_What the task requires_:
Every line of the data that contains the string "Python" must be copied.

_Entries shown_:

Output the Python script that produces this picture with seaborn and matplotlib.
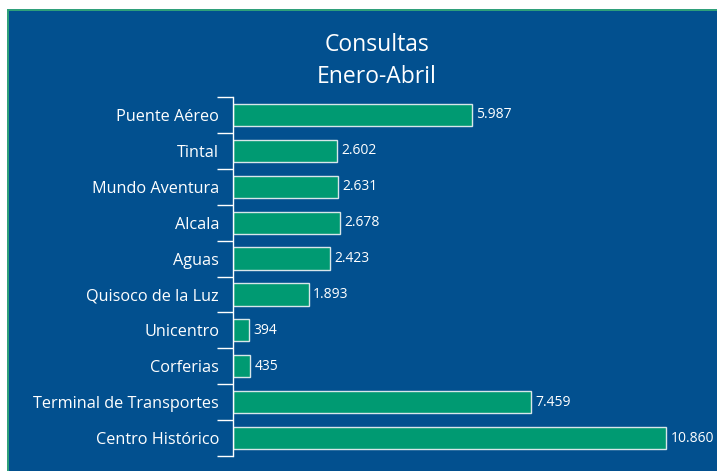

...

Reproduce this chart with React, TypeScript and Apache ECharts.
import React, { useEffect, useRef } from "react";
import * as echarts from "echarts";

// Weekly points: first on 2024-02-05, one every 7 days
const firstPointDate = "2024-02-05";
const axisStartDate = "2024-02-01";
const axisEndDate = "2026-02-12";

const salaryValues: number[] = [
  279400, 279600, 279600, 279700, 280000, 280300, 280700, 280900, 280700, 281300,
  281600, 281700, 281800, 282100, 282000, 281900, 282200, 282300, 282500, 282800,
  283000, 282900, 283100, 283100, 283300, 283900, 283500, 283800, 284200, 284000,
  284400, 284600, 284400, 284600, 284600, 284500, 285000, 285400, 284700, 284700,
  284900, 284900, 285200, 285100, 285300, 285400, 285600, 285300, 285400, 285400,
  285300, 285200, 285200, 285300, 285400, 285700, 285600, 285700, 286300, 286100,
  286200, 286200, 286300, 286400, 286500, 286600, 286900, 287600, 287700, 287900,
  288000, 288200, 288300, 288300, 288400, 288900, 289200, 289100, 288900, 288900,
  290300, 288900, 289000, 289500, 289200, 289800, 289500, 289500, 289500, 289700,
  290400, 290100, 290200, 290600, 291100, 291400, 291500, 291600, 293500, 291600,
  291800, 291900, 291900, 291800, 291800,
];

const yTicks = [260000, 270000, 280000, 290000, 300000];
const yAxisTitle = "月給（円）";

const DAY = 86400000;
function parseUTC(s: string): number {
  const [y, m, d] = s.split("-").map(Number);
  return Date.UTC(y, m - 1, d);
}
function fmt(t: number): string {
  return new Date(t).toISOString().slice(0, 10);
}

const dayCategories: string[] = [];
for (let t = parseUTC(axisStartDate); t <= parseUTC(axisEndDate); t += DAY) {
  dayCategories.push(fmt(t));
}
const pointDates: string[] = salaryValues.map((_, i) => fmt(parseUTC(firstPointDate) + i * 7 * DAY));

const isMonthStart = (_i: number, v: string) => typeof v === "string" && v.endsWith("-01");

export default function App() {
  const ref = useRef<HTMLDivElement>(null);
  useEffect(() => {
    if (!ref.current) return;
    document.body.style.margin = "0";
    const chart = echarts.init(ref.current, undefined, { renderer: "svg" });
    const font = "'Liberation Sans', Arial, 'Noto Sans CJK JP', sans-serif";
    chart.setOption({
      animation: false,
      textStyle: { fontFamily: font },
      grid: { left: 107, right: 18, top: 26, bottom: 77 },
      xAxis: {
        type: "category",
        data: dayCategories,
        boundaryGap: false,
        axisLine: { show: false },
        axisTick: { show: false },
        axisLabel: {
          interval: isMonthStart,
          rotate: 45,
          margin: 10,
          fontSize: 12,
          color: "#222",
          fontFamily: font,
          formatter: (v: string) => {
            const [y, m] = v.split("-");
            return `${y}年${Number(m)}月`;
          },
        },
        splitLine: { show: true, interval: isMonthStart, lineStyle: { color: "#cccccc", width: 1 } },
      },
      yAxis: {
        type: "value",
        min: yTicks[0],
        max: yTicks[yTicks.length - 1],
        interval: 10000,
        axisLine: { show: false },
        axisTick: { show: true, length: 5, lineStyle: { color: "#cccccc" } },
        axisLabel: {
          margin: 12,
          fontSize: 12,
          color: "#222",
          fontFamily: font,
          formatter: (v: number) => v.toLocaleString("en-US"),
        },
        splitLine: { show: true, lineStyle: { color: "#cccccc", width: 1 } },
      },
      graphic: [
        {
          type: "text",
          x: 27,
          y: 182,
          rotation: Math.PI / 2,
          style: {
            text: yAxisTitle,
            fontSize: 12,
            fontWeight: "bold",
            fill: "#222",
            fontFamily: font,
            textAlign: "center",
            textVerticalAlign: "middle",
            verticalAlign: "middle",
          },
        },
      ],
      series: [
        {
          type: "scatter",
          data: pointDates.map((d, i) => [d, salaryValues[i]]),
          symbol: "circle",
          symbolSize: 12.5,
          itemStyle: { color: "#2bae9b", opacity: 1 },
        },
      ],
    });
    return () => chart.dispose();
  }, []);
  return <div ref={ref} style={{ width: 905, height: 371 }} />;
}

---

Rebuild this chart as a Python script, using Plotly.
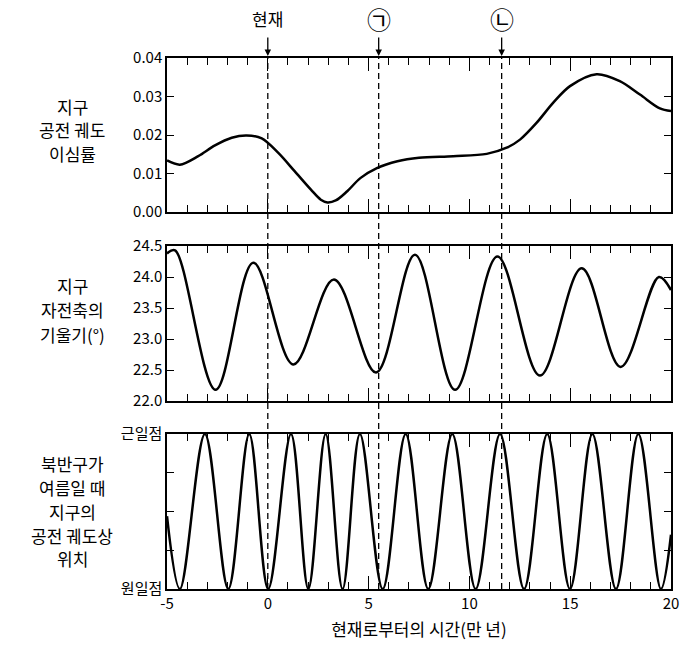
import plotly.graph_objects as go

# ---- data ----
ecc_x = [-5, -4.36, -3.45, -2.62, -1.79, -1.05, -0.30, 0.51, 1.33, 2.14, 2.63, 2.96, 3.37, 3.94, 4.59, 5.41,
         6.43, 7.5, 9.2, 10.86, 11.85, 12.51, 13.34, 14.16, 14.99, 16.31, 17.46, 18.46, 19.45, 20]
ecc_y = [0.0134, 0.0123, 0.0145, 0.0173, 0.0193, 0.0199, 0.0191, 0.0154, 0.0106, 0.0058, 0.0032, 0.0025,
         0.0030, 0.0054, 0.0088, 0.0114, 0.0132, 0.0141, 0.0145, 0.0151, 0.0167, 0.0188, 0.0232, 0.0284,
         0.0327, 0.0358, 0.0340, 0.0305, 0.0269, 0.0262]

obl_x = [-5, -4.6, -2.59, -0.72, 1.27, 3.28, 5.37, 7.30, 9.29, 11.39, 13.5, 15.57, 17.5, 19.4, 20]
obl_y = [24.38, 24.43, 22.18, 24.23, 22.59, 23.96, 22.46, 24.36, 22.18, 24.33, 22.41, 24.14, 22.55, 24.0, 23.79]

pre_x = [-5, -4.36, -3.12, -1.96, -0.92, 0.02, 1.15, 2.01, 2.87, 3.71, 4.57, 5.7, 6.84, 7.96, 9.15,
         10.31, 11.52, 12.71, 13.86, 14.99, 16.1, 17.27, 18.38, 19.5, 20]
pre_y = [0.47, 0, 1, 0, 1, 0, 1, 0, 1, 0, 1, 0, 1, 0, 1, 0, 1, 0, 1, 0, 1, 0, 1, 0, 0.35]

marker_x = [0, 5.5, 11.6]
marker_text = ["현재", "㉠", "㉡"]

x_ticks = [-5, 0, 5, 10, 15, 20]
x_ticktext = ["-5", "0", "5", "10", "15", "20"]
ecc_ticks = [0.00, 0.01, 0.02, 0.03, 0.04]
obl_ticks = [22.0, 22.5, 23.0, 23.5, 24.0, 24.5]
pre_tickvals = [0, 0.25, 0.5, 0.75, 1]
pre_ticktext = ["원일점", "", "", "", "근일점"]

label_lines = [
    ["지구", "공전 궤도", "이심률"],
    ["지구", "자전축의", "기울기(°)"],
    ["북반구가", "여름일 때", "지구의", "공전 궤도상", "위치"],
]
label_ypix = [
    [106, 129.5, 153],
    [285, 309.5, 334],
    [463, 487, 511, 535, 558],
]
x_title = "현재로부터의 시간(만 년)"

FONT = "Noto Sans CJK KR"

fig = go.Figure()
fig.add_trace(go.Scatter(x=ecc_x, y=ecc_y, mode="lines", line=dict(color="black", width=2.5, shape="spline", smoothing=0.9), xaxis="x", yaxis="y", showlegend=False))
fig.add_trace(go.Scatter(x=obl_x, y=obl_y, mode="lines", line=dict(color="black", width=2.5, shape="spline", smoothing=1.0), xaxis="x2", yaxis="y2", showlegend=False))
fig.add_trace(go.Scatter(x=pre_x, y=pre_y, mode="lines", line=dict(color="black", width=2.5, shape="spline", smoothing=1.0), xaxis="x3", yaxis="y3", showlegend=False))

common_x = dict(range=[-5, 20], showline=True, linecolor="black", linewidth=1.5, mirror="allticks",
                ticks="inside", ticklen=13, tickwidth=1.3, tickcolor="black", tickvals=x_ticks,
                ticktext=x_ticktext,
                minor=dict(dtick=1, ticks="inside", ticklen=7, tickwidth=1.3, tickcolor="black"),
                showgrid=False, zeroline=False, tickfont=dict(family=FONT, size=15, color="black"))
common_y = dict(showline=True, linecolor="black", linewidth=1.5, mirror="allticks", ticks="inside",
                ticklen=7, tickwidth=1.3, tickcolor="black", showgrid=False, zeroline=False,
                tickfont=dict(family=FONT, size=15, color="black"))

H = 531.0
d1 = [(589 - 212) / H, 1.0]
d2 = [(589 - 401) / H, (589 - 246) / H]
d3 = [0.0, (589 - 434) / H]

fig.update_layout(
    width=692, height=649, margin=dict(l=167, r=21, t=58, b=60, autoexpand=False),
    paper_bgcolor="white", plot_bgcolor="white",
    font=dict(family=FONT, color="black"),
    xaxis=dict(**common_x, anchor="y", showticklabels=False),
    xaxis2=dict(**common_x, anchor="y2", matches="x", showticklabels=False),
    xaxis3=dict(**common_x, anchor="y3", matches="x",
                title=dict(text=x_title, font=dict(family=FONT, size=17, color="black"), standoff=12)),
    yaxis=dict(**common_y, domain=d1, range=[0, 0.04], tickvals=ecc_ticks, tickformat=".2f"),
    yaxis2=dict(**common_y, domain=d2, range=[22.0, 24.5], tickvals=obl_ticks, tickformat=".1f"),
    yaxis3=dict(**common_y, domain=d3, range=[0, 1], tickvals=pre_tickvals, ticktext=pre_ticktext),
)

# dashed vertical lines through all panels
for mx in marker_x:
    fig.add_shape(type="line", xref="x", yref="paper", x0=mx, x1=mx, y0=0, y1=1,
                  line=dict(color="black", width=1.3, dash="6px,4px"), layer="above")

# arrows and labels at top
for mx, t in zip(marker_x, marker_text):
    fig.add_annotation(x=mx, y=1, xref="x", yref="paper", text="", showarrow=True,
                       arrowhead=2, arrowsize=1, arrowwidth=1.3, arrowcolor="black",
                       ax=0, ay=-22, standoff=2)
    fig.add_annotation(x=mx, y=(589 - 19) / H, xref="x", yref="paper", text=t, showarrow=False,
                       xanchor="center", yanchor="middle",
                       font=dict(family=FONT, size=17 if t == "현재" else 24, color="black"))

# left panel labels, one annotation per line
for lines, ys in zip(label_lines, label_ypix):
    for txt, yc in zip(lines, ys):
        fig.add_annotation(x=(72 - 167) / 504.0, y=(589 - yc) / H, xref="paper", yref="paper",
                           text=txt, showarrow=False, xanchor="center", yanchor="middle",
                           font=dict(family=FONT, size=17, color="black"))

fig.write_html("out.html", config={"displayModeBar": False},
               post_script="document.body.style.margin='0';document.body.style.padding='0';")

_Correct result_:
Output the Python script that produces this picture with seaborn and matplotlib.
Rebuild this chart as a Python script, using Plotly.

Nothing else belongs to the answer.